The Buchholz relay is a protective device for oil-immersed transformers, detecting faults early to prevent damage and ensure power system reliability.

Buchholz Relay: A Comprehensive Overview

A Buchholz relay is a vital protective device used in transformers to detect and prevent faults. Transformers are essential components in power distribution systems, responsible for stepping up or stepping down voltage levels. However, they can develop internal faults, such as short circuits, insulation failure, or partial discharges. These faults can lead to excessive heating and gas formation within the transformer, which can damage the unit or cause it to fail altogether. The Buchholz relay serves as an early warning system to help prevent such incidents.

History and Development

The Buchholz relay, named after its inventor Max Buchholz, was first developed in 1921. Max Buchholz was a German engineer who sought to improve transformer safety by designing a device that could detect faults before they became severe. His invention has since been widely adopted and is now a standard component in oil-immersed transformers.

How a Buchholz Relay Works

A Buchholz relay is typically installed in the oil-filled pipe connecting the transformer tank to the conservator, a reservoir that holds the oil. The relay operates on the principle that gas is generated during a fault within the transformer. This gas accumulates in the relay chamber, causing a float to drop, which then activates a switch that sends a signal to a control panel or trips the circuit breaker. In some cases, the relay can also be triggered by a sudden drop in oil level due to a leak or rupture.

Types of Faults Detected

Buchholz relays can detect various types of faults within a transformer, including:

• Inter-turn short circuit: This fault occurs when the insulation between the transformer’s windings breaks down, causing a short circuit. The resulting current flow can generate excessive heat and gas.
• Core insulation failure: A fault in the insulation between the transformer’s core and windings can lead to a short circuit, generating heat and gas.
• Partial discharges: These occur when high voltage stresses cause electrical discharges in the oil, which can produce gas and lead to further insulation breakdown.
• Oil leakage or rupture: A sudden drop in oil level, due to a leak or rupture, can also trigger the Buchholz relay.
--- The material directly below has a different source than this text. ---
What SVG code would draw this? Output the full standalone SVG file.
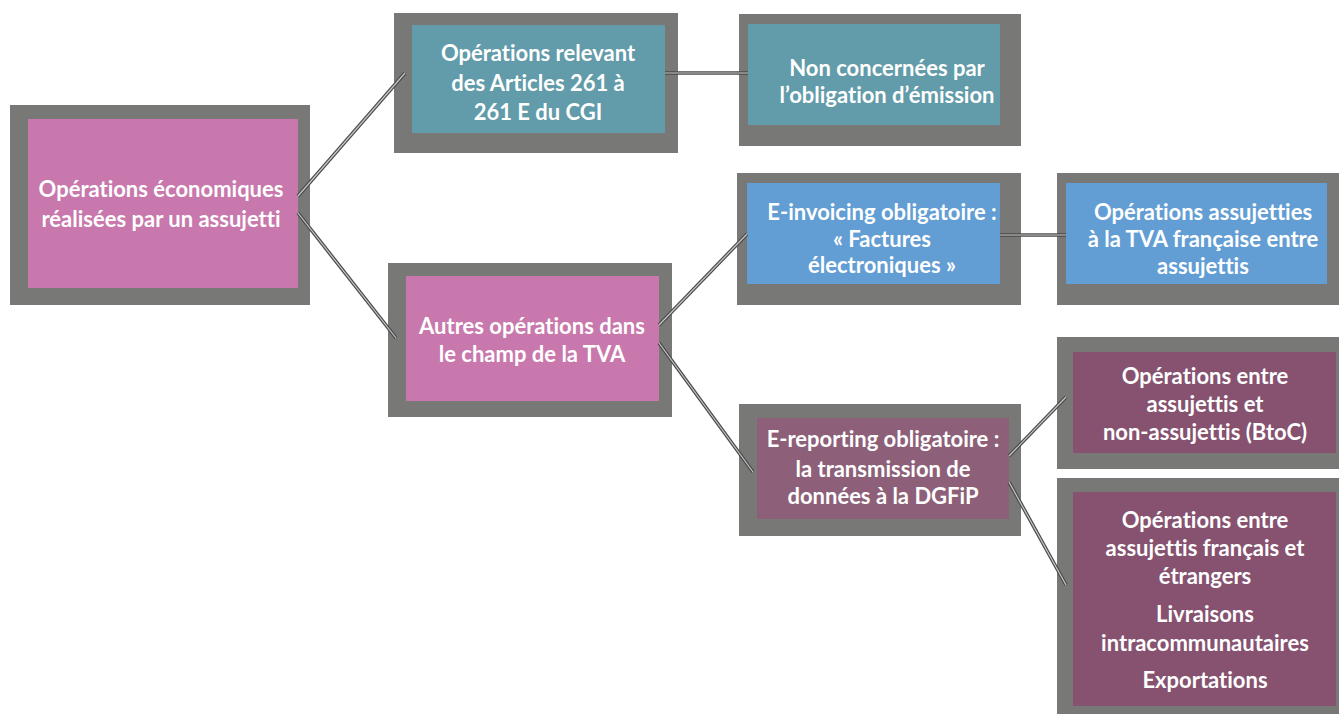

By detecting these faults early, the Buchholz relay helps prevent catastrophic failure and damage to the transformer, ensuring the reliability of the power distribution system.

Advantages of a Buchholz Relay

There are several advantages to using a Buchholz relay in oil-immersed transformers:

• Early fault detection: The relay’s ability to detect faults early can help prevent more severe damage, extending the life of the transformer and reducing maintenance costs.
• Simple and reliable operation: The Buchholz relay’s mechanical design is straightforward, with few moving parts, making it a reliable and low-maintenance device.
• Cost-effective: Installing a Buchholz relay is a relatively inexpensive way to improve the safety and reliability of a transformer.

Limitations of a Buchholz Relay

Despite its advantages, there are some limitations to using a Buchholz relay:

• Only for oil-immersed transformers: Buchholz relays are exclusively designed for oil-immersed transformers, and cannot be used with dry-type or air-cooled transformers.
• Not suitable for small transformers: Due to the size and design constraints, Buchholz relays are typically not used in smaller transformers, where alternative protection methods may be more suitable.
• False alarms: In some cases, the relay can be triggered by events not related to a fault, such as a sudden drop in oil temperature or the presence of air bubbles in the oil. These false alarms may lead to unnecessary shutdowns.

Preventative Measures and Maintenance

To ensure the proper functioning of a Buchholz relay, regular maintenance and inspections are necessary. Some of the key steps include:

• Periodic inspection: Regularly inspect the Buchholz relay for any signs of wear, corrosion, or damage. Check for any oil leaks around the relay or the connecting pipe.
• Oil analysis: Periodically test the transformer oil for dissolved gases, acidity, and moisture content. These factors can indicate the presence of faults or the need for oil replacement.
• Functional testing: Conduct routine tests to ensure the relay is functioning correctly. This includes simulating faults and verifying that the relay trips as intended.
• Training and awareness: Ensure that personnel responsible for transformer maintenance are familiar with the operation and maintenance of Buchholz relays.

Conclusion

The Buchholz relay is an essential protective device for oil-immersed transformers, providing early fault detection and helping to prevent catastrophic failures. By understanding the principles behind its operation, the types of faults it detects, and the necessary preventative measures, transformer operators can ensure the safety and reliability of their power distribution systems. Although it has some limitations, the Buchholz relay remains a cost-effective and reliable solution for protecting transformers and maintaining the stability of electrical grids.